REQUEST: Skip all pictures, then copy the lines from the start of the data through the line with "[draw=linkblue, line width=2.2pt]", keeping both ends.

INFORMATION SUPPLIED:
:::::
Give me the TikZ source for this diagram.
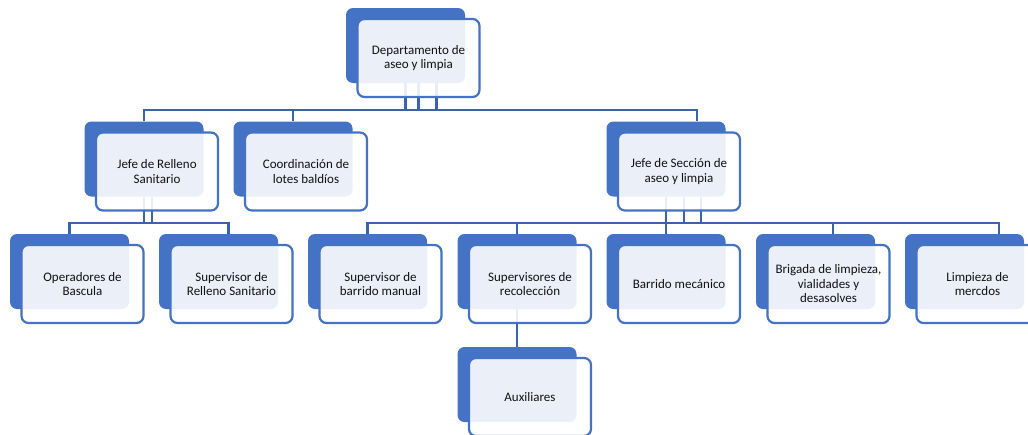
\documentclass[tikz,border=0pt]{standalone}
\usepackage{fontspec}
\setmainfont{Carlito}
\definecolor{orgblue}{HTML}{4472C4}
\definecolor{linkblue}{HTML}{3A62AD}
\definecolor{txtgray}{HTML}{111111}
\tikzstyle{backbox} = [fill=orgblue, rectangle, rounded corners=7pt,
    minimum width=119pt, minimum height=75pt, inner sep=0pt]
\tikzstyle{frontbox} = [draw=orgblue, line width=2.2pt, fill=white,
    fill opacity=0.89, text opacity=1, rectangle, rounded corners=7pt,
    minimum width=122pt, minimum height=78pt, inner sep=2pt, align=center,
    text=txtgray, font=\fontsize{13}{14.5}\selectfont]
\tikzstyle{link} = [draw=linkblue, line width=2.2pt]

\begin{document}
\begin{tikzpicture}[x=1pt, y=-1pt]
    \useasboundingbox (0,0) rectangle (1028,434);
    % back boxes
    \node[backbox] (depb) at (405.5,45.5) {};
    \node[backbox] (jrb) at (144,159) {};
    \node[backbox] (coordb) at (293,159) {};
    \node[backbox] (jsb) at (666,159) {};
    \node[backbox] (opb) at (69.5,271.5) {};
    \node[backbox] (srsb) at (218.5,271.5) {};
    \node[backbox] (sbmb) at (367.5,271.5) {};
    \node[backbox] (srcb) at (517,271.5) {};
    \node[backbox] (bmecb) at (666,271.5) {};
    \node[backbox] (brigb) at (815.5,271.5) {};
    \node[backbox] (limpb) at (964.5,271.5) {};
    \node[backbox] (auxb) at (517,384.5) {};

    \coordinate (bus1) at (0,110);
    \coordinate (bus2) at (0,223);

    % connectors
    \foreach \dx in {0,13,31}
        \draw[link] ([xshift=\dx pt]depb.south) -- ([xshift=\dx pt]depb.south |- bus1);
    \draw[link] (jrb.north) |- ([xshift=31pt]jsb.north |- bus1) -- ([xshift=31pt]jsb.north);
    \draw[link] (coordb.north) -- (coordb.north |- bus1);

    \foreach \dx in {0,8}
        \draw[link] ([xshift=\dx pt]jrb.south) -- ([xshift=\dx pt]jrb.south |- bus2);
    \draw[link] (opb.north) |- ([xshift=10pt]srsb.north |- bus2) -- ([xshift=10pt]srsb.north);

    \foreach \dx in {0,18,35}
        \draw[link] ([xshift=\dx pt]jsb.south) -- ([xshift=\dx pt]jsb.south |- bus2);
    \draw[link] (sbmb.north) |- ([xshift=34.5pt]limpb.north |- bus2) -- ([xshift=34.5pt]limpb.north);
    \foreach \n/\dx in {srcb/0, bmecb/0, brigb/17.5}
        \draw[link] ([xshift=\dx pt]\n.north) -- ([xshift=\dx pt]\n.north |- bus2);

    \draw[link] (srcb.south) -- (auxb.north);

    % front boxes
    \node[frontbox] (dep) at ([shift={(13,12.5)}]depb) {Departamento de\\aseo y limpia};
    \node[frontbox] (jr) at ([shift={(13,12.5)}]jrb) {Jefe de Relleno\\Sanitario};
    \node[frontbox] (coord) at ([shift={(13,12.5)}]coordb) {Coordinación de\\lotes baldíos};
    \node[frontbox] (js) at ([shift={(13,12.5)}]jsb) {Jefe de Sección de\\aseo y limpia};
    \node[frontbox] (op) at ([shift={(13,12.5)}]opb) {Operadores de\\Bascula};
    \node[frontbox] (srs) at ([shift={(13,12.5)}]srsb) {Supervisor de\\Relleno Sanitario};
    \node[frontbox] (sbm) at ([shift={(13,12.5)}]sbmb) {Supervisor de\\barrido manual};
    \node[frontbox] (src) at ([shift={(13,12.5)}]srcb) {Supervisores de\\recolección};
    \node[frontbox] (bmec) at ([shift={(13,12.5)}]bmecb) {Barrido mecánico};
    \node[frontbox] (brig) at ([shift={(13,12.5)}]brigb) {Brigada de limpieza,\\vialidades y\\desasolves};
    \node[frontbox] (limp) at ([shift={(13,12.5)}]limpb) {Limpieza de\\mercdos};
    \node[frontbox] (aux) at ([shift={(13,12.5)}]auxb) {Auxiliares};
\end{tikzpicture}
\end{document}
:::::
SOLUTION:
Give me the TikZ source for this diagram.
\documentclass[tikz,border=0pt]{standalone}
\usepackage{fontspec}
\setmainfont{Carlito}
\definecolor{orgblue}{HTML}{4472C4}
\definecolor{linkblue}{HTML}{3A62AD}
\definecolor{txtgray}{HTML}{111111}
\tikzstyle{backbox} = [fill=orgblue, rectangle, rounded corners=7pt,
    minimum width=119pt, minimum height=75pt, inner sep=0pt]
\tikzstyle{frontbox} = [draw=orgblue, line width=2.2pt, fill=white,
    fill opacity=0.89, text opacity=1, rectangle, rounded corners=7pt,
    minimum width=122pt, minimum height=78pt, inner sep=2pt, align=center,
    text=txtgray, font=\fontsize{13}{14.5}\selectfont]
\tikzstyle{link} = [draw=linkblue, line width=2.2pt]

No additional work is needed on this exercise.